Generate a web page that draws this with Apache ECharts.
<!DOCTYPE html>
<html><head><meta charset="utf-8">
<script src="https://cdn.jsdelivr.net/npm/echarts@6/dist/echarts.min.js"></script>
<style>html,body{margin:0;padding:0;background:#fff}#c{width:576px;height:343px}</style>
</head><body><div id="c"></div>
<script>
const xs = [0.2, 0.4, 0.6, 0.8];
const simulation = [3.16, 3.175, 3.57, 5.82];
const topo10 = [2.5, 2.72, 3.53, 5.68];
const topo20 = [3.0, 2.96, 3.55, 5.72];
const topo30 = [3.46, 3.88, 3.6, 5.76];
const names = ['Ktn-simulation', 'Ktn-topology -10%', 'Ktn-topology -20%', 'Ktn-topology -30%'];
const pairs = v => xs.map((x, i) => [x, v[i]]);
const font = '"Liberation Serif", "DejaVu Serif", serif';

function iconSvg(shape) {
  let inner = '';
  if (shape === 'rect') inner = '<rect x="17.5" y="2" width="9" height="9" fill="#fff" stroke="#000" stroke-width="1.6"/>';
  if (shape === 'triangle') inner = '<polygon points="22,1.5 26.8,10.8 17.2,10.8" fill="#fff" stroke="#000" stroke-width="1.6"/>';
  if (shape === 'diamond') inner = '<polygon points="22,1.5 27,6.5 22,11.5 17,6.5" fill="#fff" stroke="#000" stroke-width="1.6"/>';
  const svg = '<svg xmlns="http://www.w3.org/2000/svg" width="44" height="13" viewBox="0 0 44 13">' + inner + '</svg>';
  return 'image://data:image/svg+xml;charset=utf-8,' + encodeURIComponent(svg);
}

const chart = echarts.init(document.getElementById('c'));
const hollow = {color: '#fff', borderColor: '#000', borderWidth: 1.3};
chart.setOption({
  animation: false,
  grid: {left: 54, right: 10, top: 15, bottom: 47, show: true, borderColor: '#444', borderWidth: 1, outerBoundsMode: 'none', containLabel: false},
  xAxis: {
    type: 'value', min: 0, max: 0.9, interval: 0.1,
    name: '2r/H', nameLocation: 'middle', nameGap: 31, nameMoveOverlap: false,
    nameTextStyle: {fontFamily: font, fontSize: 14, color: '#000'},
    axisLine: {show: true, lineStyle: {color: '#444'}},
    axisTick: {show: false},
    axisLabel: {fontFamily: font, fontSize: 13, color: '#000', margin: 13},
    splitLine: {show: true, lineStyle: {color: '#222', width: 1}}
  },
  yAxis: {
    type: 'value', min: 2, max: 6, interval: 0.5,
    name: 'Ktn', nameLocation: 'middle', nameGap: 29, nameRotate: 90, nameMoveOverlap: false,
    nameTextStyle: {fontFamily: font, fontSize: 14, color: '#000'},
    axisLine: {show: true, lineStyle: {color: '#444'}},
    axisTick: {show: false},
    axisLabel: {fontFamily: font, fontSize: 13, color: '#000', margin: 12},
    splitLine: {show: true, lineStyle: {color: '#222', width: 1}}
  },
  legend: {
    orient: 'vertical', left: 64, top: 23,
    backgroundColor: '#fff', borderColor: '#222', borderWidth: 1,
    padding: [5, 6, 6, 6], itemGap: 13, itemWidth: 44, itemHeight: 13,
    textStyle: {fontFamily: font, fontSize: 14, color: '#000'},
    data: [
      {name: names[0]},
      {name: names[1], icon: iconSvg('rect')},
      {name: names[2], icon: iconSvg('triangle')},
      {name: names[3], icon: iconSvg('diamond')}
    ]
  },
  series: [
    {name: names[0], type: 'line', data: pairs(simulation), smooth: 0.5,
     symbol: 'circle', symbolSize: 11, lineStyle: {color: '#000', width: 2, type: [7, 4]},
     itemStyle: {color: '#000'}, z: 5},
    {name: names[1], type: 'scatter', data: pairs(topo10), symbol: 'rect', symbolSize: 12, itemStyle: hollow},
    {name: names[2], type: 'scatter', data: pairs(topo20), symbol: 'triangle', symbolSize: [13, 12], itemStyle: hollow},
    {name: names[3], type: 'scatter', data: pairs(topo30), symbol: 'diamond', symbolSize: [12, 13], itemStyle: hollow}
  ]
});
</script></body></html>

— WRITTEN REQUEST —
Write every line of the material above again, exactly.

— REPLY —
Generate a web page that draws this with Apache ECharts.
<!DOCTYPE html>
<html><head><meta charset="utf-8">
<script src="https://cdn.jsdelivr.net/npm/echarts@6/dist/echarts.min.js"></script>
<style>html,body{margin:0;padding:0;background:#fff}#c{width:576px;height:343px}</style>
</head><body><div id="c"></div>
<script>
const xs = [0.2, 0.4, 0.6, 0.8];
const simulation = [3.16, 3.175, 3.57, 5.82];
const topo10 = [2.5, 2.72, 3.53, 5.68];
const topo20 = [3.0, 2.96, 3.55, 5.72];
const topo30 = [3.46, 3.88, 3.6, 5.76];
const names = ['Ktn-simulation', 'Ktn-topology -10%', 'Ktn-topology -20%', 'Ktn-topology -30%'];
const pairs = v => xs.map((x, i) => [x, v[i]]);
const font = '"Liberation Serif", "DejaVu Serif", serif';

function iconSvg(shape) {
  let inner = '';
  if (shape === 'rect') inner = '<rect x="17.5" y="2" width="9" height="9" fill="#fff" stroke="#000" stroke-width="1.6"/>';
  if (shape === 'triangle') inner = '<polygon points="22,1.5 26.8,10.8 17.2,10.8" fill="#fff" stroke="#000" stroke-width="1.6"/>';
  if (shape === 'diamond') inner = '<polygon points="22,1.5 27,6.5 22,11.5 17,6.5" fill="#fff" stroke="#000" stroke-width="1.6"/>';
  const svg = '<svg xmlns="http://www.w3.org/2000/svg" width="44" height="13" viewBox="0 0 44 13">' + inner + '</svg>';
  return 'image://data:image/svg+xml;charset=utf-8,' + encodeURIComponent(svg);
}

const chart = echarts.init(document.getElementById('c'));
const hollow = {color: '#fff', borderColor: '#000', borderWidth: 1.3};
chart.setOption({
  animation: false,
  grid: {left: 54, right: 10, top: 15, bottom: 47, show: true, borderColor: '#444', borderWidth: 1, outerBoundsMode: 'none', containLabel: false},
  xAxis: {
    type: 'value', min: 0, max: 0.9, interval: 0.1,
    name: '2r/H', nameLocation: 'middle', nameGap: 31, nameMoveOverlap: false,
    nameTextStyle: {fontFamily: font, fontSize: 14, color: '#000'},
    axisLine: {show: true, lineStyle: {color: '#444'}},
    axisTick: {show: false},
    axisLabel: {fontFamily: font, fontSize: 13, color: '#000', margin: 13},
    splitLine: {show: true, lineStyle: {color: '#222', width: 1}}
  },
  yAxis: {
    type: 'value', min: 2, max: 6, interval: 0.5,
    name: 'Ktn', nameLocation: 'middle', nameGap: 29, nameRotate: 90, nameMoveOverlap: false,
    nameTextStyle: {fontFamily: font, fontSize: 14, color: '#000'},
    axisLine: {show: true, lineStyle: {color: '#444'}},
    axisTick: {show: false},
    axisLabel: {fontFamily: font, fontSize: 13, color: '#000', margin: 12},
    splitLine: {show: true, lineStyle: {color: '#222', width: 1}}
  },
  legend: {
    orient: 'vertical', left: 64, top: 23,
    backgroundColor: '#fff', borderColor: '#222', borderWidth: 1,
    padding: [5, 6, 6, 6], itemGap: 13, itemWidth: 44, itemHeight: 13,
    textStyle: {fontFamily: font, fontSize: 14, color: '#000'},
    data: [
      {name: names[0]},
      {name: names[1], icon: iconSvg('rect')},
      {name: names[2], icon: iconSvg('triangle')},
      {name: names[3], icon: iconSvg('diamond')}
    ]
  },
  series: [
    {name: names[0], type: 'line', data: pairs(simulation), smooth: 0.5,
     symbol: 'circle', symbolSize: 11, lineStyle: {color: '#000', width: 2, type: [7, 4]},
     itemStyle: {color: '#000'}, z: 5},
    {name: names[1], type: 'scatter', data: pairs(topo10), symbol: 'rect', symbolSize: 12, itemStyle: hollow},
    {name: names[2], type: 'scatter', data: pairs(topo20), symbol: 'triangle', symbolSize: [13, 12], itemStyle: hollow},
    {name: names[3], type: 'scatter', data: pairs(topo30), symbol: 'diamond', symbolSize: [12, 13], itemStyle: hollow}
  ]
});
</script></body></html>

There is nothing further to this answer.